It’s nice to see cognitive and social psychology receive twenty minutes of intelligent discussion on TV. I don’t agree with everything said here–especially Jonathan Haidt’s rather self-satisfied embrace of centrism. The discussion still seems important and interesting. Our psychological lives and group affiliations alter our ability to process new information. That’s obvious at some 50,000 foot level. Yet the resulting implications are often ignored. Moreover, economics dominates the other social sciences in policy discourse. it’s nice to see other disciplines getting some equal time. It’s even nicer to see an extended discussion, with a minimum of schtick, with no one spouting simplistic slogans. It’s amazing to think this appears on cable TV.
One point that went unmentioned. In my view, mainstream Republicans have retreated from an essential kind of technocratic policy discourse during the Obama years. There is no high-quality, avowedly conservative counterpart to the Center on Budget and Policy Priorities, for example. Republican policy experts often move away from market-based proposals to solve social problems once liberals show interest. Cap-and-trade approaches to regulate carbon emissions are one obvious example. Otherwise respectable conservatives such as George Will even express skepticism regarding global climate change.

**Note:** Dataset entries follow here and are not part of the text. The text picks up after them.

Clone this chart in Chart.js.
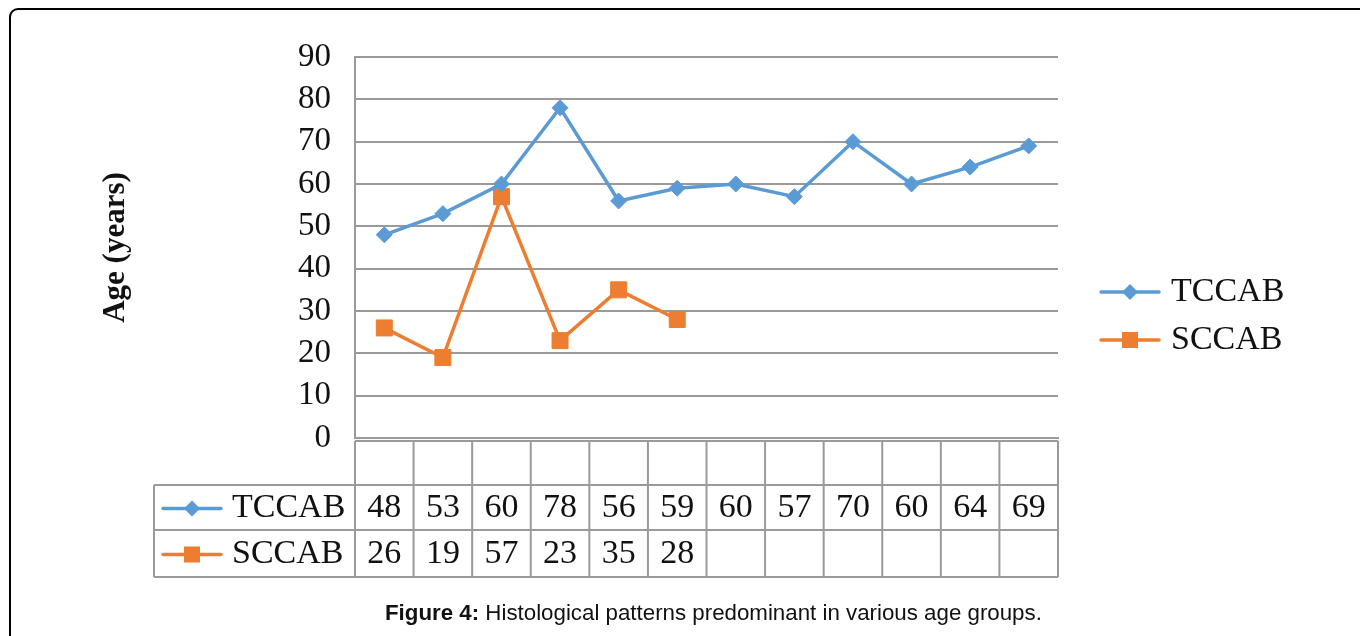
<!DOCTYPE html>
<html>
<head>
<meta charset="utf-8">
<script src="https://cdn.jsdelivr.net/npm/chart.js@4.4.1/dist/chart.umd.min.js"></script>
<style>
  html, body { margin: 0; padding: 0; background: #fff; }
  #wrap { position: relative; width: 1360px; height: 636px; overflow: hidden; }
  #frame { position: absolute; left: 9px; top: 8px; width: 1400px; height: 700px;
           border: 2px solid #000; border-radius: 9px; box-sizing: border-box; }
  #chart { position: absolute; left: 0; top: 0; }
  #caption { position: absolute; left: 385px; top: 600px; font-family: "Liberation Sans", Arial, sans-serif;
             font-size: 22.3px; color: #111; white-space: nowrap; }
</style>
</head>
<body>
<div id="wrap">
  <div id="frame"></div>
  <canvas id="chart" width="1360" height="636"></canvas>
  <div id="caption"><b>Figure 4:</b> Histological patterns predominant in various age groups.</div>
</div>
<script>
// ---- datos ----
const categories = ['', '', '', '', '', '', '', '', '', '', '', ''];
const tccab = [48, 53, 60, 78, 56, 59, 60, 57, 70, 60, 64, 69];
const sccab = [26, 19, 57, 23, 35, 28, null, null, null, null, null, null];
const yTicks = [0, 10, 20, 30, 40, 50, 60, 70, 80, 90];

const BLUE = '#5b9bd5';
const ORANGE = '#ed7d31';
const GRID = '#9a9a9a';
const SERIF = '"Liberation Serif", "Times New Roman", serif';

// dibuja la muestra de leyenda (línea + marcador)
function drawSwatch(ctx, ds, cx, cy) {
  ctx.save();
  ctx.strokeStyle = ds.borderColor;
  ctx.lineWidth = 3.5;
  ctx.lineCap = 'round';
  ctx.beginPath();
  ctx.moveTo(cx - 29, cy);
  ctx.lineTo(cx + 29, cy);
  ctx.stroke();
  ctx.fillStyle = ds.pointBackgroundColor;
  ctx.beginPath();
  if (ds.pointStyle === 'rectRot') {
    const r = 8;
    ctx.moveTo(cx, cy - r); ctx.lineTo(cx + r, cy); ctx.lineTo(cx, cy + r); ctx.lineTo(cx - r, cy);
    ctx.closePath();
  } else {
    ctx.rect(cx - 8, cy - 8, 16, 16);
  }
  ctx.fill();
  ctx.restore();
}

// tabla de datos + leyenda lateral
const tablePlugin = {
  id: 'dataTable',
  afterDraw(chart) {
    const { ctx, chartArea, scales: { x } } = chart;
    const colW = (chartArea.right - chartArea.left) / categories.length;
    const top = chartArea.bottom + 3, r1 = 485, r2 = 530, bot = 577, leftX = 154;
    ctx.save();
    ctx.strokeStyle = GRID;
    ctx.lineWidth = 2;
    ctx.beginPath();
    ctx.moveTo(chartArea.left, top); ctx.lineTo(chartArea.right, top);
    [r1, r2, bot].forEach(y => { ctx.moveTo(leftX, y); ctx.lineTo(chartArea.right, y); });
    ctx.moveTo(leftX, r1); ctx.lineTo(leftX, bot);
    for (let i = 0; i <= categories.length; i++) {
      const px = i < categories.length ? x.getPixelForValue(i) - colW / 2 : chartArea.right;
      ctx.moveTo(px, top); ctx.lineTo(px, bot);
    }
    ctx.stroke();

    ctx.fillStyle = '#111';
    ctx.font = '34px ' + SERIF;
    ctx.textBaseline = 'middle';
    const rows = [[r1, r2], [r2, bot]];
    chart.data.datasets.forEach((ds, di) => {
      const cy = (rows[di][0] + rows[di][1]) / 2 + 1;
      ctx.textAlign = 'center';
      ds.data.forEach((v, i) => {
        if (v !== null) ctx.fillText(String(v), x.getPixelForValue(i), cy);
      });
      drawSwatch(ctx, ds, 192, cy);
      ctx.textAlign = 'left';
      ctx.fillStyle = '#111';
      ctx.fillText(ds.label, 232, cy);

      // leyenda a la derecha
      const ly = 292 + di * 48;
      drawSwatch(ctx, ds, 1130, ly);
      ctx.fillStyle = '#111';
      ctx.fillText(ds.label, 1171, ly);
    });
    ctx.restore();
  }
};

new Chart(document.getElementById('chart'), {
  type: 'line',
  data: {
    labels: categories,
    datasets: [
      {
        label: 'TCCAB',
        data: tccab,
        borderColor: BLUE,
        backgroundColor: BLUE,
        pointBackgroundColor: BLUE,
        pointBorderColor: BLUE,
        borderWidth: 3.5,
        pointStyle: 'rectRot',
        pointRadius: 8,
        pointBorderWidth: 1,
        tension: 0
      },
      {
        label: 'SCCAB',
        data: sccab,
        borderColor: ORANGE,
        backgroundColor: ORANGE,
        pointBackgroundColor: ORANGE,
        pointBorderColor: ORANGE,
        borderWidth: 3.5,
        pointStyle: 'rect',
        pointRadius: 11.3,
        pointBorderWidth: 1,
        tension: 0
      }
    ]
  },
  options: {
    responsive: false,
    animation: false,
    layout: { padding: { left: 0, top: 57, right: 302, bottom: 198 } },
    plugins: {
      legend: { display: false },
      tooltip: { enabled: false }
    },
    scales: {
      x: {
        offset: true,
        grid: { display: false, drawTicks: false },
        border: { display: true, color: GRID, width: 2 },
        ticks: { display: false }
      },
      y: {
        min: 0,
        max: 90,
        afterBuildTicks: s => { s.ticks = yTicks.map(v => ({ value: v })); },
        afterFit: s => { s.width = 355; },
        grid: { color: GRID, lineWidth: 2, drawTicks: false },
        border: { display: true, color: GRID, width: 2 },
        ticks: {
          autoSkip: false,
          padding: 24,
          color: '#111',
          font: { family: SERIF, size: 33 }
        },
        title: {
          display: true,
          text: 'Age (years)',
          color: '#111',
          padding: { top: 97, bottom: 0 },
          font: { family: SERIF, size: 31, weight: 'bold' }
        }
      }
    }
  },
  plugins: [tablePlugin]
});
</script>
</body>
</html>
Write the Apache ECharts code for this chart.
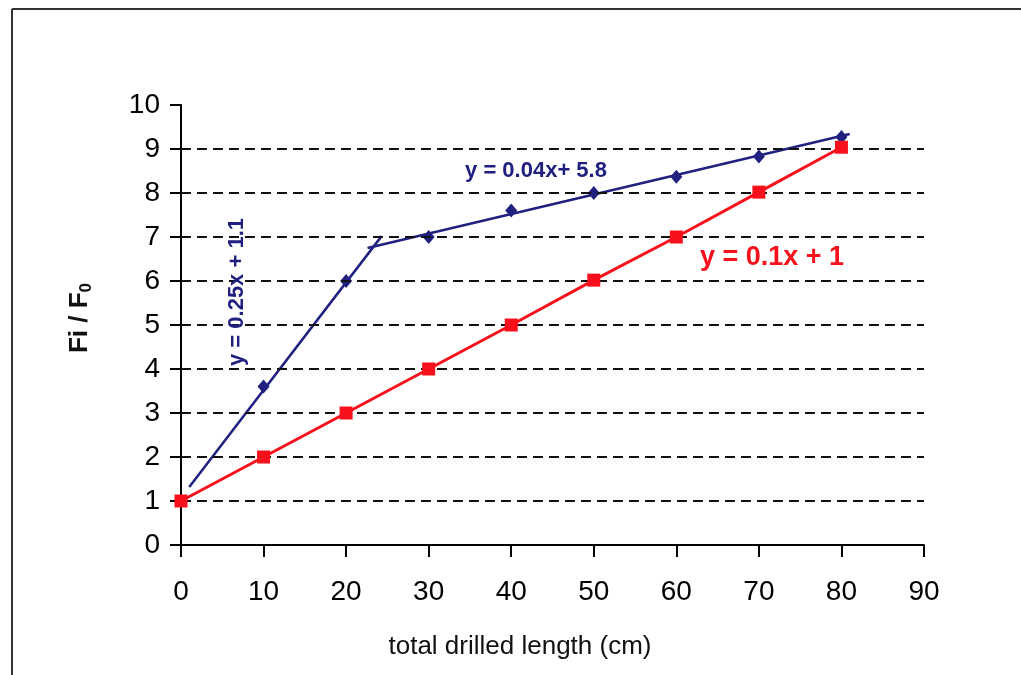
<!DOCTYPE html>
<html>
<head>
<meta charset="utf-8">
<script src="https://cdn.jsdelivr.net/npm/echarts@6/dist/echarts.min.js"></script>
<style>
html,body{margin:0;padding:0;background:#fff;}
#chart{width:1021px;height:675px;}
</style>
</head>
<body>
<div id="chart"></div>
<script>
// ---- data ----
var xValues = [0, 10, 20, 30, 40, 50, 60, 70, 80];
var blueValues = [1, 3.6, 6.0, 7.0, 7.6, 8.0, 8.37, 8.83, 9.27];
var redValues = [1, 2, 3, 4, 5, 6.02, 7, 8.02, 9.04];
var trendSteep = [[1, 1.32], [24.3, 7.02]];
var trendFlat = [[22.6, 6.75], [81, 9.34]];
var gridLineValues = [1, 2, 3, 4, 5, 6, 7, 8, 9];
var xTicks = [0, 10, 20, 30, 40, 50, 60, 70, 80, 90];
var yTicks = [0, 1, 2, 3, 4, 5, 6, 7, 8, 9, 10];
var eqSteep = 'y = 0.25x + 1.1';
var eqFlat = 'y = 0.04x+ 5.8';
var eqRed = 'y = 0.1x + 1';
var xTitle = 'total drilled length (cm)';
var yTitleMain = 'Fi / F';
var yTitleSub = '0';

var NAVY = '#1f2080';
var RED = '#f8101c';
var FONT = '"Liberation Sans", Arial, sans-serif';

function pairs(xs, ys) { return xs.map(function (x, i) { return [x, ys[i]]; }); }

var chart = echarts.init(document.getElementById('chart'), null, {renderer: 'canvas'});
chart.setOption({
  backgroundColor: '#ffffff',
  animation: false,
  grid: {left: 181, top: 105, width: 743, height: 440, containLabel: false},
  xAxis: {
    type: 'value', min: xTicks[0], max: xTicks[xTicks.length - 1], interval: 10,
    axisLine: {show: true, onZero: false, lineStyle: {color: '#000', width: 2}},
    axisTick: {show: true, length: 12, lineStyle: {color: '#000', width: 2}},
    axisLabel: {fontFamily: FONT, fontSize: 28, color: '#000', margin: 33},
    splitLine: {show: false}
  },
  yAxis: {
    type: 'value', min: yTicks[0], max: yTicks[yTicks.length - 1], interval: 1,
    axisLine: {show: true, lineStyle: {color: '#000', width: 2}},
    axisTick: {show: true, length: 11, lineStyle: {color: '#000', width: 2}},
    axisLabel: {fontFamily: FONT, fontSize: 28, color: '#000', margin: 21},
    splitLine: {show: false}
  },
  graphic: [
    {type: 'line', shape: {x1: 12, y1: 9, x2: 1021, y2: 9}, style: {stroke: '#333', lineWidth: 2}, z: 10},
    {type: 'line', shape: {x1: 12, y1: 9, x2: 12, y2: 675}, style: {stroke: '#333', lineWidth: 2}, z: 10},
    {type: 'text', x: 520, y: 647, z: 20, style: {text: xTitle, fill: '#111', font: '26px ' + FONT, textAlign: 'center', textVerticalAlign: 'middle'}},
    {type: 'text', x: 80, y: 318, rotation: Math.PI / 2, z: 20, style: {
      text: '{a|' + yTitleMain + '}{b|' + yTitleSub + '}', textAlign: 'center', textVerticalAlign: 'middle',
      rich: {
        a: {fontFamily: FONT, fontSize: 26, fontWeight: 'bold', fill: '#111', lineHeight: 30},
        b: {fontFamily: FONT, fontSize: 17, fontWeight: 'bold', fill: '#111', lineHeight: 30, verticalAlign: 'bottom', padding: [10, 0, 0, 0]}
      }
    }},
    {type: 'text', x: 772, y: 258, z: 20, style: {text: eqRed, fill: RED, font: 'bold 27px ' + FONT, textAlign: 'center', textVerticalAlign: 'middle'}},
    {type: 'text', x: 536, y: 171, z: 20, style: {text: eqFlat, fill: NAVY, font: 'bold 22px ' + FONT, textAlign: 'center', textVerticalAlign: 'middle'}},
    {type: 'text', x: 237, y: 292, rotation: Math.PI / 2, z: 20, style: {text: eqSteep, fill: NAVY, font: 'bold 22px ' + FONT, textAlign: 'center', textVerticalAlign: 'middle'}}
  ],
  series: [
    {
      type: 'line', data: [], z: 1, silent: true,
      markLine: {
        silent: true, symbol: ['none', 'none'], label: {show: false},
        lineStyle: {color: '#111', width: 2, type: [10, 6], opacity: 1},
        emphasis: {disabled: true},
        data: gridLineValues.map(function (v) { return {yAxis: v}; })
      }
    },
    {
      type: 'line', data: trendSteep, z: 3, showSymbol: false, symbol: 'none',
      lineStyle: {color: NAVY, width: 2.5}
    },
    {
      type: 'line', data: trendFlat, z: 3, showSymbol: false, symbol: 'none',
      lineStyle: {color: NAVY, width: 2.5}
    },
    {
      type: 'scatter', data: pairs(xValues, blueValues), z: 4,
      symbol: 'diamond', symbolSize: [12, 14], itemStyle: {color: NAVY, opacity: 1}
    },
    {
      type: 'line', data: pairs(xValues, redValues), z: 5,
      symbol: 'rect', symbolSize: 13, showAllSymbol: true,
      lineStyle: {color: RED, width: 3}, itemStyle: {color: RED, opacity: 1}
    }
  ]
});
</script>
</body>
</html>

This consequence of ideological polarization and internal GOP politics reduces the quality of policy discourse on both sides of the aisle. It hinders efforts by liberals to question our own assumptions and the quality of our own arguments. We need a more respectable and reasoned opposition, so we can actually learn from each other across the ideological divide. And on some issues, such as public employee pensions, we need a respectable and reasoned set of interlocutors to find reasonable bipartisan compromises neither side could accomplish on its own.